Reading time: 2 – 4 minutes
Author: Scott Westerfeld
Synopsis: (Taken from Amazon.com)
Tally has finally become pretty. Now her looks are beyond perfect, her clothes are awesome, her boyfriend is totally hot, and she’s completely popular. It’s everything she’s ever wanted.
But beneath all the fun — the nonstop parties, the high-tech luxury, the total freedom — is a nagging sense that something’s wrong. Something important. Then a message from Tally’s ugly past arrives. Reading it, Tally remembers what’s wrong with pretty life, and the fun stops cold.
Now she has to choose between fighting to forget what she knows and fighting for her life — because the authorities don’t intend to let anyone with this information survive.
I wanted to poke my eye out multiple times through out the reading of this novel. It was the language, the superficiality. It was Tally that made me want to kick some metaphorical little girl literature butt.
Things I disliked about PRETTIES by Scott Westerfeld:
- How many different boys does Tally have to go through before her relationships seem even remotely meaningful? Westerfeld wants us to fall in love with a boy through Tally, but she changes her mind like she changes clothes. Peris? Or David? Or Zane? Seriously! The relationships fall flat when there is build up of emotion and then — woosh — someone new. If I read Specials (and I will — just hoping Westerfeld redeems himself if he wants to be taken seriously in my mind) but if Tally has a new love interest, I will throw the book into the metaphorical fire and reject Westerfeld completely as a serious author.
- The nicknames, “Tally-Wally” or “Shay-La” Oh come on! Are nicknames REALLY necessary? It just makes the characters sound like complete idiots.
- “This is so bubbly-making!” Oh my god.
- Anything that ended in -making (and it was a lot and felt like every other word through out the entire novel). I get that Westerfeld is trying to come up with a new way of writing, a language that has developed in the future (slang and what not) but I felt he failed miserably. It only made me despise these characters down to their very core.

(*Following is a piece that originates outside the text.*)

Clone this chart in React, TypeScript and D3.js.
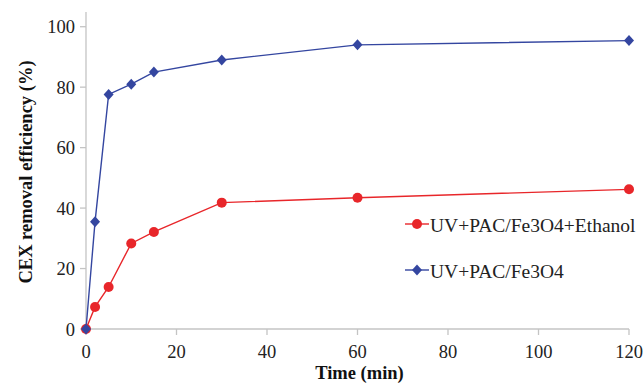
import React from "react";
import * as d3 from "d3";

const times = [0, 2, 5, 10, 15, 30, 60, 120];
const seriesNames = ["UV+PAC/Fe3O4+Ethanol", "UV+PAC/Fe3O4"];
const ethanolValues = [0, 7.3, 13.9, 28.3, 32.1, 41.8, 43.4, 46.2];
const plainValues = [0, 35.5, 77.6, 81, 85, 89, 94, 95.4];
const xTicks = [0, 20, 40, 60, 80, 100, 120];
const yTicks = [0, 20, 40, 60, 80, 100];

const W = 643, H = 386;
const left = 86, right = 629, top = 26.7, bottom = 329;
const RED = "#e8262a", BLUE = "#3446a0", AXIS = "#c4c4c4";
const FONT = "Liberation Serif";

export default function App() {
  const x = d3.scaleLinear().domain([0, 120]).range([left, right]);
  const y = d3.scaleLinear().domain([0, 100]).range([bottom, top]);
  const line = d3.line<number>().x((_, i) => x(times[i])).y((d) => y(d));
  const diamond = (cx: number, cy: number, w = 5, h = 5.5) =>
    `M${cx},${cy - h}L${cx + w},${cy}L${cx},${cy + h}L${cx - w},${cy}Z`;

  return (
    <svg width={W} height={H} style={{ position: "absolute", left: 0, top: 0, fontFamily: FONT }}>
      <rect width={W} height={H} fill="#fff" />
      {/* axes */}
      <line x1={left} x2={left} y1={12} y2={bottom} stroke={AXIS} strokeWidth={1.3} />
      <line x1={left} x2={right} y1={bottom} y2={bottom} stroke={AXIS} strokeWidth={1.3} />
      {yTicks.map((t) => (
        <g key={"y" + t}>
          <line x1={left - 6} x2={left} y1={y(t)} y2={y(t)} stroke={AXIS} strokeWidth={1.3} />
          <text x={75} y={y(t) + 6.5} textAnchor="end" fontFamily={FONT} fontSize={18.5} fill="#222">
            {t}
          </text>
        </g>
      ))}
      {xTicks.map((t) => (
        <g key={"x" + t}>
          <line x1={x(t)} x2={x(t)} y1={bottom} y2={bottom + 6} stroke={AXIS} strokeWidth={1.3} />
          <text x={x(t)} y={358} textAnchor="middle" fontFamily={FONT} fontSize={18.5} fill="#222">
            {t}
          </text>
        </g>
      ))}
      <text
        transform={`translate(32,172) rotate(-90)`}
        textAnchor="middle"
        fontFamily={FONT}
        fontWeight="bold"
        fontSize={18.5}
        fill="#111"
      >
        CEX removal efficiency (%)
      </text>
      <text x={(left + right) / 2 + 2} y={379} textAnchor="middle" fontFamily={FONT} fontWeight="bold" fontSize={18.5} fill="#111">
        Time (min)
      </text>

      {/* series */}
      <path d={line(plainValues) || ""} fill="none" stroke={BLUE} strokeWidth={1.4} />
      <path d={line(ethanolValues) || ""} fill="none" stroke={RED} strokeWidth={1.4} />
      {ethanolValues.map((v, i) => (
        <circle key={"r" + i} cx={x(times[i])} cy={y(v)} r={5} fill={RED} />
      ))}
      {plainValues.map((v, i) => (
        <path key={"b" + i} d={diamond(x(times[i]), y(v))} fill={BLUE} />
      ))}

      {/* legend */}
      <line x1={405} x2={429} y1={224} y2={224} stroke={RED} strokeWidth={1.4} />
      <circle cx={417} cy={224} r={5} fill={RED} />
      <text x={430} y={232} fontFamily={FONT} fontSize={19.5} fill="#222">
        {seriesNames[0]}
      </text>
      <line x1={405} x2={429} y1={270} y2={270} stroke={BLUE} strokeWidth={1.4} />
      <path d={diamond(417, 270)} fill={BLUE} />
      <text x={430} y={278} fontFamily={FONT} fontSize={19.5} fill="#222">
        {seriesNames[1]}
      </text>
    </svg>
  );
}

Great literature should make you hate a character or two — but definitely not the protagonist. You shouldn’t have to roll your eyes every time she speaks. But I did — oh, how I did.
I rated Pretties a 2.5 because I did actually finish the book even though it wasn’t for me. Though it is definitely not was up to par with average. Many people seemed to like this novel — and I don’t mean to sound offensive-making (har har har) but if you enjoyed this novel, you really need to see if somehow Westerfeld has put some sort of tricking device in your head to make you lower your quality of reads.